Love to you, Roxanne.
Lisa W says
Big hugs to you, Roxanne. It took me weeks before I wasn’t crying every day, but probably a couple of years to get to the point where the memories were more comforting and loving than sad.
Dr. V says
It does get better, in the way that a broken bone heals to something that is a dull ache. It’s less tender, but never gone. But I’ll tell you a few very specific things I have recently learned, that I wish I had known earlier with all of my pets:
1. I wish I had known about the benefits of talking to a trained grief counselor. I had always assumed- unfairly, because I’d never actually been to a pet loss support group or anything like that- that it would be bunch of people kind of sitting around talking and reading the Rainbow Bridge, and while that was fine I didn’t think that would help me. The thing that I realized about someone trained in this type of work- not just a general ‘good listener’ kind of person, who also has their place- is that they have the tools to unravel that ball of mess in your head and your heart and find the knots so you can untie them. They can sort out the guilt, anger, the depression, into chunks. They don’t erase the pain or your need to still work through it, but their ability to guide you through it can certainly accelerate the process to healing. I got there eventually on my own, but it took a really long time. Really long time. I think it would have helped. I was never around people who knew the right thing to say, and you really need that, I think.

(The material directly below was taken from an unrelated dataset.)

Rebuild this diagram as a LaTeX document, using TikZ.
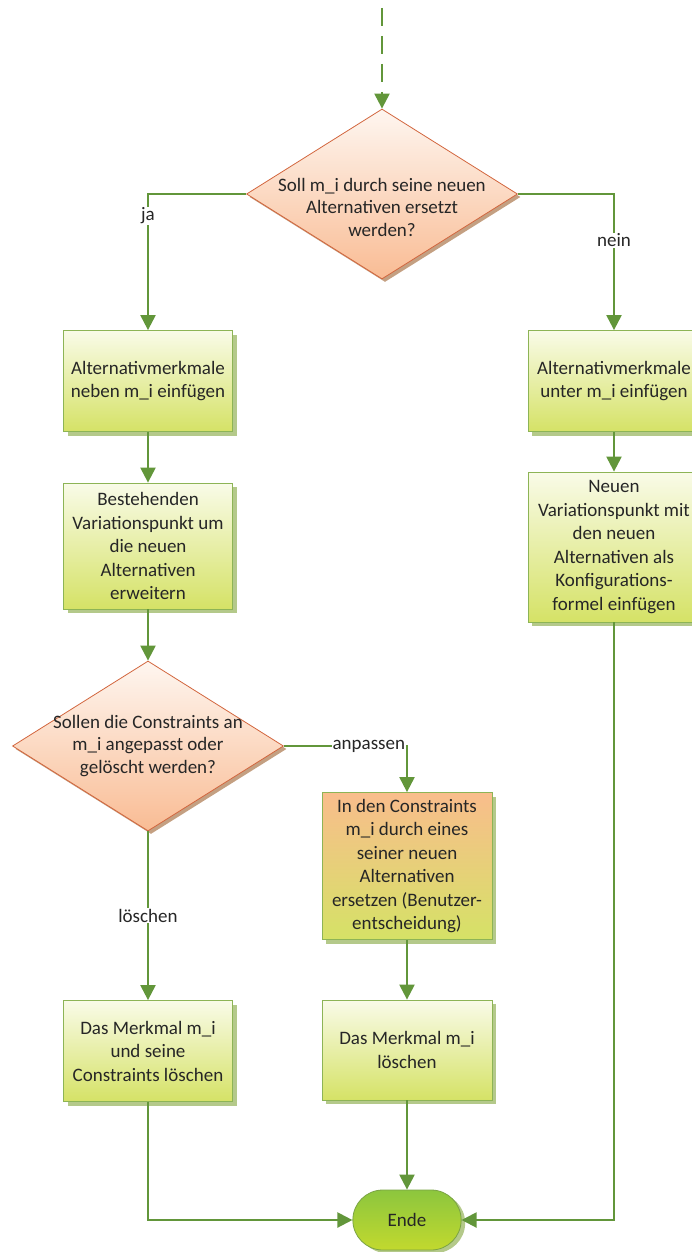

2. This was another big one for me, from Dr. Sife’s excellent book “The Loss of a Pet” (I can’t say enough good things about this book.) He said, and I’m paraphrasing, healing is a choice. It is a conscious act to commit to doing what your pet would have wanted for you, which is to forgive yourself whatever it is you feel you have failed at, to make it a goal to reach a resolution. It’s not like it suddenly happens once you make that decision, but it gives purpose to your grieving process. And that is a tough one, especially when you (generic you, not you in particular) are dealing with a series of difficult decisions, illnesses, and euthanasia. I guess it really struck me that I had always viewed healing as a passive activity, but once I reframed my interpretation of that, it made a big difference.
E.A. Summers says
#2 really resonates with me. At some point after my first loss, I read something about how we (generic we!) sometimes hang onto grief as a way to hang on to what we lost. I realized that I was doing that and although things didn’t turn around immediately, and it is so, so hard to let go, just realizing what I was doing gave me enough different perspective to really start healing.

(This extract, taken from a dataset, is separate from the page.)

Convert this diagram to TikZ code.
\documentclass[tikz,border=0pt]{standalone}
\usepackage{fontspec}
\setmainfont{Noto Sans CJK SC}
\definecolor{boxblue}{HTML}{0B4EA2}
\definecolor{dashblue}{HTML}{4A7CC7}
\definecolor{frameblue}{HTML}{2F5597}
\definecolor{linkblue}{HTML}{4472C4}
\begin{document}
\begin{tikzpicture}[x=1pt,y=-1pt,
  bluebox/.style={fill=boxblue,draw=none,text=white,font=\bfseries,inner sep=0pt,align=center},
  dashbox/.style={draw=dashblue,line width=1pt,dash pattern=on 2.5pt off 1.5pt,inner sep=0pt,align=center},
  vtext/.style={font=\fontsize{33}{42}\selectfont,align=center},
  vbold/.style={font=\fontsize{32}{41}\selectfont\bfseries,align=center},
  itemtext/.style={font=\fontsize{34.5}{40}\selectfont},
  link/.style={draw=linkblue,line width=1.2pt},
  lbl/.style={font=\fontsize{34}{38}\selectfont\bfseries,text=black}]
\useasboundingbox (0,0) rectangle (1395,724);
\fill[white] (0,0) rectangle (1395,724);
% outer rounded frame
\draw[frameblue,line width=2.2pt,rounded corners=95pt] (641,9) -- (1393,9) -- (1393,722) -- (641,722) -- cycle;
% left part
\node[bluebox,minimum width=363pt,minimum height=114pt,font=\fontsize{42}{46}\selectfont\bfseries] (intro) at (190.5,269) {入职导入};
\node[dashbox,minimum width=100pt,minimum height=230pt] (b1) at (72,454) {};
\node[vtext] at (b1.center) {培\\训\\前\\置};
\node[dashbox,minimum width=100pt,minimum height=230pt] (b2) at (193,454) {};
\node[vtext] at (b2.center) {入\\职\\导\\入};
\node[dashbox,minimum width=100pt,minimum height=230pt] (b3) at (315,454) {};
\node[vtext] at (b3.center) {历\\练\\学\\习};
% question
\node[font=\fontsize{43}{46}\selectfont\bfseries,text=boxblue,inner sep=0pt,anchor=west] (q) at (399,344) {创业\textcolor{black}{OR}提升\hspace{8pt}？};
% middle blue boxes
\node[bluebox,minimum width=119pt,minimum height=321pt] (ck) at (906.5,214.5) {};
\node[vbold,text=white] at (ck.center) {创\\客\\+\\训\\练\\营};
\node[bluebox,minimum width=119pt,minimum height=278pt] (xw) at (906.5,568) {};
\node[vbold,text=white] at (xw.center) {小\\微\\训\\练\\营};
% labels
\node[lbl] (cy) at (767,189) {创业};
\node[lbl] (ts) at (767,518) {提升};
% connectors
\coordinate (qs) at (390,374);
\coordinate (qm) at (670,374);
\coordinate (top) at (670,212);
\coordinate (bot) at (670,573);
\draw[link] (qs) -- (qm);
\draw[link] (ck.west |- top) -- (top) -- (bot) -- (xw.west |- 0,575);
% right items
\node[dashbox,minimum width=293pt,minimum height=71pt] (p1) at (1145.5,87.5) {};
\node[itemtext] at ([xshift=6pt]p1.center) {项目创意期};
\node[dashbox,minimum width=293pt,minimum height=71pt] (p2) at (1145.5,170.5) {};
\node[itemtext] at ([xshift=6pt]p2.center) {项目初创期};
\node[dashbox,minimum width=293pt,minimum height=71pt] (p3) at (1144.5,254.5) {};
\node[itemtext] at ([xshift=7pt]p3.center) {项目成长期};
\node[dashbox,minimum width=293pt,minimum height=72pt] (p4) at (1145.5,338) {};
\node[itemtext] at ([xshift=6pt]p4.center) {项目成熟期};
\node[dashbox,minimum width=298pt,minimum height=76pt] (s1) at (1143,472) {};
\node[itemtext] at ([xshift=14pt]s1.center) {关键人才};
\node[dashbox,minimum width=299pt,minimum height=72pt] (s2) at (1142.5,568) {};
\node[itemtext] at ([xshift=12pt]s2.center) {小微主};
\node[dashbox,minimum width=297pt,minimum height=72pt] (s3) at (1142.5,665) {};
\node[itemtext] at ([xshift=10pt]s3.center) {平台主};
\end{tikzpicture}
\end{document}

I know I still hang on to grief but there comes a point – for me – when I realize that I am and make the decision. I can’t say it gets easier but in a way I feel a bit more in control and that helps me.
I’m sure most know the Isla Richardson quote, but just in case and because I love it dearly:
“Grieve not, nor speak of me with tears, but laugh and talk of me as if I were beside you. I loved you so…twas Heaven here with you.”
I thought of this Dr. V. when you wrote in your last that in your “conversation” with Kekoa, what you heard her say was “I love you”. I have a feeling that is what they say to us.
Wishing peace to Roxanne and good thoughts for finding your way through.
Jody Brittain says
Yes, IT DOES GET better! You never stop missing them, but it does get better. We lost our Taumee, who was our heart dog, on April 29th, just 23 days after her 10th Birthday. She we never sick a day in her life, and then one evening, WHAM! She collapsed and we rushed her to the vet, and he said she was bleeding internally. She was dieing right before our eyes. The choice was evident. The decision was hard. The tears would not stop! My heart broke into a million pieces. I was in shock! Yes I have loved all of my animals with my whole being, but when you have that one “Heart” dog, it is especially tougher. Take care. I do have a blog, and I wrote a little something about our beloved Taumee: http://www.mrscravitz.blogspot.com/2013_04_01_archive.html I still tear up when I see pictures of her.
Lisa W says
I think Oscar is another heart dog for me, but not in the same “soul mate” kind of way that Bailey was. He’s just so sweet and he loves to be loved on — I tell him that he makes my heart smile. He was 9 weeks old when I adopted him 8 weeks after Bailey died. Ironically, he was born the weekend she started going downhill quickly and he was rescued on the day she died. I took her picture with me when I traveled (25-hour round trip) to see him and his brothers, and asked her to help me pick the right puppy. I think she did an awesome job!
But, while it does get better, it never goes away. I am able to remember her now with love and a smile (even if my smile is somewhat wistful because I still miss her). It will be 5 years in July since she left us, and I miss her every day, but with less sadness now and more of an appreciation for all she brought to my life.
An open heart is never empty.
I think St. Kekoa has a nice ring to it 🙂 thanks for sharing your love and your grief and your journey of healing with us.
Cathey Avery says
Thanks so much for sharing. In a small way,I feel like Kekoa is a heart dog to me – the day she died, I printed a photo of her and it’s still hanging near my phone at the office. I look at her every day and smile. There was just something about her – even at a distance! Hugs to you all!
Dr. V says
Wow, that might be one of the greatest compliments either of us have ever received. I am truly, deeply touched that you shared that with me. Thank you for making a bright moment in a day that’s been a bit sad for me.
Steph S says
It will be a year on the 25th that we lost our Reno. I still expect to hear his bark when I pull into the garage. When we moved ten years ago I stayed home for the first year and having him by my side everyday helped keep my sanity. He was my heart dog, my loving buddy and confidant. Thank you for letting us know it’s ok to grieve, even a year later. I have been so teary eyed the last couple of weeks and kept thinking I needed to “get over it”.